DeMarcus Cousins had 29 points, 10 rebounds and seven assists, and the Kings blew all of a 27-point lead in the second half before beating the Lakers 118-115 on Thursday night in Bryant's last Sacramento appearance.
Divac and Bryant, 37, have a long, intertwined history. Now the Kings' general manager, Divac was traded by the Lakers in 1996 to the Charlotte Hornets, who gave Los Angeles the draft rights to the 17-year-old Bryant, who is playing in his 20th and final season as a Laker.
"He gave me a Charlotte Hornets jersey. No. 8. It's awesome," said Bryant, who was later teammates with Divac. "He has a great sense of humor and is a real practical joker.
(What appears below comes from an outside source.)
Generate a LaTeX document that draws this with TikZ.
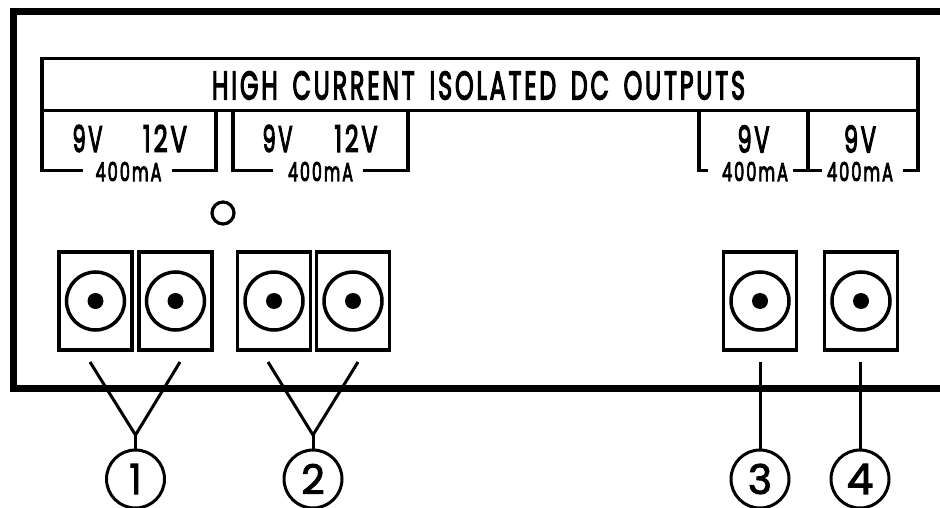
\documentclass[tikz,border=0pt]{standalone}
\usepackage{fontspec}
\usepackage{graphicx}
\setmainfont{Poppins}
\newfontfamily\labf{Poppins}[LetterSpace=12,FakeBold=4,WordSpace=1.6]
\newfontfamily\numf{Poppins}[FakeBold=2.5]
\newcommand\fitbox[3]{\resizebox{#1pt}{#2pt}{#3}}
\begin{document}
\begin{tikzpicture}[x=1pt,y=-1pt,
  panel/.style={line width=7pt,line join=miter},
  frame/.style={line width=3.5pt,line join=miter},
  lbl/.style={inner sep=0pt,outer sep=0pt,font=\labf},
  jack/.style={draw,line width=3.5pt,minimum width=73pt,minimum height=98pt,inner sep=0pt,outer sep=0pt},
  num/.style={draw,circle,line width=3pt,minimum size=58pt,inner sep=0pt,outer sep=0pt,font=\numf},
  wire/.style={line width=3pt}]
\useasboundingbox (0,0) rectangle (940,508);
% panel outline
\draw[panel] (945,11.5) -- (13,11.5) -- (13,388.5) -- (945,388.5);
% header
\draw[frame] (42,58.5) rectangle (918,110.5);
\node[lbl] (title) at (478.5,85.5) {\fitbox{533}{28}{HIGH CURRENT ISOLATED DC OUTPUTS}};
% group brackets
\draw[frame] (42,110.5) -- (42,170.5) -- (83,170.5);
\draw[frame] (172,170.5) -- (216,170.5) -- (216,110.5);
\draw[frame] (233,110.5) -- (233,170.5) -- (273,170.5);
\draw[frame] (363,170.5) -- (408,170.5) -- (408,110.5);
\draw[frame] (699,110.5) -- (699,170.5) -- (708,170.5);
\draw[frame] (793,170.5) -- (822,170.5);
\draw[frame] (808,110.5) -- (808,170.5);
\draw[frame] (903,170.5) -- (918,170.5) -- (918,110.5);
% voltage labels
\node[lbl] (v1) at (87.5,138.5) {\fitbox{30}{27}{9V}};
\node[lbl] (v2) at (165,138.5) {\fitbox{44}{27}{12V}};
\node[lbl] (v3) at (277.5,138.5) {\fitbox{30}{27}{9V}};
\node[lbl] (v4) at (356,138.5) {\fitbox{43}{27}{12V}};
\node[lbl] (v5) at (753.5,139) {\fitbox{32}{27}{9V}};
\node[lbl] (v6) at (860,139) {\fitbox{32}{27}{9V}};
\node[lbl] (c1) at (128.5,171.5) {\fitbox{66}{19}{400mA}};
\node[lbl] (c2) at (320.5,171.5) {\fitbox{65}{19}{400mA}};
\node[lbl] (c3) at (755,171.5) {\fitbox{66}{19}{400mA}};
\node[lbl] (c4) at (860,171.5) {\fitbox{66}{19}{400mA}};
% LED
\draw[line width=3.2pt] (223,213) circle[radius=11pt];
% jacks
\foreach \n/\x in {1/95.5,2/175.5,3/274,4/353,5/760,6/861}{
  \node[jack] (j\n) at (\x,301) {};
  \draw[line width=3.5pt] (j\n.center) circle[radius=29pt];
  \fill (j\n.center) circle[radius=8pt];
}
% number circles
\node[num] (n1) at (135.5,479) {\fitbox{12}{30}{1}};
\node[num] (n2) at (313,479) {\resizebox{!}{30pt}{2}};
\node[num] (n3) at (760,479) {\resizebox{!}{30pt}{3}};
\node[num] (n4) at (860,479) {\resizebox{!}{30pt}{4}};
% connectors
\coordinate (a1) at (90,362);
\coordinate (b1) at (180,362);
\coordinate (k1) at (135.5,435);
\coordinate (a2) at (268,362);
\coordinate (b2) at (358,362);
\coordinate (k2) at (313,435);
\coordinate (a3) at (760,362);
\coordinate (a4) at (860,362);
\draw[wire] (a1) -- (k1) -- (b1);
\draw[wire] (k1) -- (n1.north);
\draw[wire] (a2) -- (k2) -- (b2);
\draw[wire] (k2) -- (n2.north);
\draw[wire] (a3) -- (n3.north);
\draw[wire] (a4) -- (n4.north);
\end{tikzpicture}
\end{document}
It goes well with my sarcasm."
Although the Kings were ahead 25-4 five minutes into the game, they needed a late rally and a go-ahead basket from Rajon Rondo to spoil the night for Bryant, who thrilled the partisan crowd with 28 points.
Bryant made 10 of 18 shots and was 6-for-8 on free throws. But he was on the bench for the night by the time the Lakers made a huge comeback to take the lead down the stretch.
"Kobe was amazing; I tip my hat to him. He had a great game and gave the crowd what they wanted," said Ben McLemore, who guarded Bryant for much of the game. "Defending him in his final game in Sacramento was an honor. It's something I will remember forever."
What the Kings might want to forget is a fourth quarter in which they squandered a 16-point lead and were outscored 29-16.
"In the second half, we got outfought and outhustled," Kings coach George Karl said. "I think we mentally shut down. Maybe we celebrate too much when we are playing really well."
Judging by the large number of fans wearing his jersey and the roar that greeted him during a long pregame introduction, it was clear that many in the sellout crowd of 17,386 were on hand for one reason: to honor Bryant's 33rd and final game at Sleep Train Arena.
Bryant, who missed the previous three games with a sore right shoulder, scored seven points in the first quarter and added 11 in the second on a couple of vintage baskets in traffic, plus an alley-oop dunk.
"(The fans) showed a sign of respect, even though we have been enemies for so many years," Bryant said. "This has always been a special place, not just for me, but for the city itself. It's sad to see this place go (for a new arena next year)."
Bryant, who scored his 33,000th point on a jumper in the second quarter, never left the bench after playing nearly 31 minutes through three quarters. Instead, he watched his youthful teammates nearly pull off a major comeback.
"He was real close to minutes I wanted him to play. But we continue to ask how this guy continues to perform the way he does with a week off or a slight injury," Lakers coach Byron Scott said. "He goes out there and hasn't missed a beat. It's just remarkable sometimes to watch."
Rondo made a floater in the lane with 21.7 seconds left, giving the Kings a 116-115 lead. Clarkson lost the ball on a dribble drive and fouled Cousins, who made two free throws for a three-point lead with 6.8 seconds left.
Williams missed a potential tying 3-pointer in the closing seconds, and Acy secured the rebound.
Lakers: Bryant's first game in Sacramento was Dec. 10, 1996, his rookie season. ... Former Kings forward Metta World Peace was not in uniform but was at the game. ... The Lakers had six steals in the fourth quarter, when the Kings committed seven of their 15 turnovers.
Kings: Actor Jamie Foxx sat courtside next to Kings owner Vivek Ranadive. ... Sacramento shot 55 percent. ... Omri Casspi missed his third straight game with back problems, and rookie Willie Cauley-Stein (finger laceration) missed his second straight.
Lakers: Host Oklahoma City on Friday.
Kings: Host Golden State on Saturday.